Texto de Amara Moira para a blogagem coletiva do dia de visibilidade trans – 29 de janeiro. Créditos da foto: Lígia Francisco.
Quem piamente acredita que a essência da pessoa (o que ela é de fato, no seu mais profundo) se localiza no cérebro, quem acredita que bastaria congelar esse cérebro para manter vivo o que de mais importante essa pessoa tem, não poderia senão ser alguém completamente dentro dos padrões mais opressores dessa sociedade, homem cisgênero branco heterossexual magro sem deficiência criado nas classes abastadas ou coisa bem próxima disso. Pessoas trans não, elas sabem que são antes de mais nada seus corpos, sabem que a sociedade não lhes deixará esquecer disso em momento algum, em especial as travestis.
O que importa o que nós travestis tenhamos a dizer sobre o que somos? Acaso se dissermos que somos homens deixaremos de ser expulsas de casa, estupradas no banheiro masculino da escola, deixaremos de ver as portas do mercado de trabalho fechadas, de ver na prostituição mais precária o quase que exclusivo caminho para conseguir nossa subsistência, deixaremos de ser tratadas como lixo ou pedaço de carne ambulante? Não importa o que digamos, se homem, se mulher, se nenhum dos dois, seremos sempre e antes de mais nada os nossos corpos, e onde quer que estejamos seremos lembradas disso. A luta para nos encaixarmos no padrão feminino cis (coisa que nos faz ser acusadas de “reproduzir estereótipos de gênero”) é a forma que encontramos para diminuir a violência a que estamos sujeitas: quanto mais sucesso tivermos nisso, mais deixaremos de ser alvo da transfobia para sê-lo apenas da misoginia, o que diz muito sobre o mundo a que temos direito.

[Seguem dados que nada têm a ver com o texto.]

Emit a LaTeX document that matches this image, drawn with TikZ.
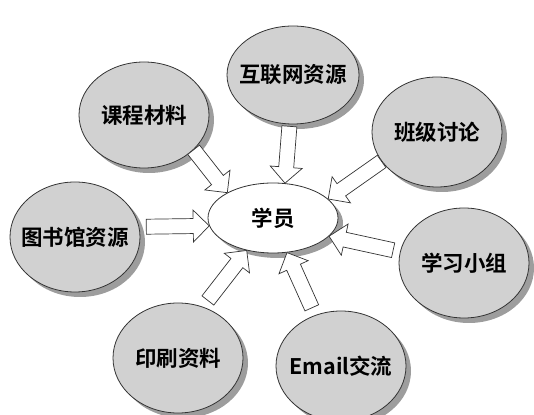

A metralhadora de olhares, entre curiosos e hostis, tentando entender o que somos, tentando nos enquadrar dentro de uma ou outra categoria (“é mulher ou homem?”), ao invés de simplesmente legitimar a maneira como vivemos nossas vidas, a maneira como construímos nossos corpos, nossa identidade, metralhadora de olhares que facilmente se converte em violência verbal (“traveco”, “ê João”, “seu lixo”, “vaza”) e física, metralhadora de olhares que nos recorda a todo momento que, por conta do corpo que somos, por conta de não sermos senão nossos corpos, não temos direito de ocupar as ruas à luz do dia, de ter família, de frequentar escolas, de conseguir trabalho. O trabalho a que nos relegam, aliás, sequer é considerado trabalho: não se esqueçam disso, a gente não esquece nunca. Dizer que, congelando cérebros, estarão conservando o mais essencial das pessoas é só mais outra dessas violências que se acostumaram a cometer contra nós. Afinal, o que somos nós senão a zona cinzenta no rosto por não termos como arcar com a depilação a laser, nossa mão grande, gogó, ombros largos, testa protuberante, voz característica? O que somos nós senão o genital com que nascemos, espremido numa calcinha apertada, e que tratam como se estivesse estampado em nossa testa? O que somos nós senão esse peito que se recusa a crescer mesmo com doses cavalares de hormônio? O que somos senão a cicatriz dos socos, facadas, tiros que levamos?
Acreditar que seu cérebro resume o que você é diz muito do corpo que você tem, diz muito da vida que te permitiram viver, mas não diz nada sobre nós.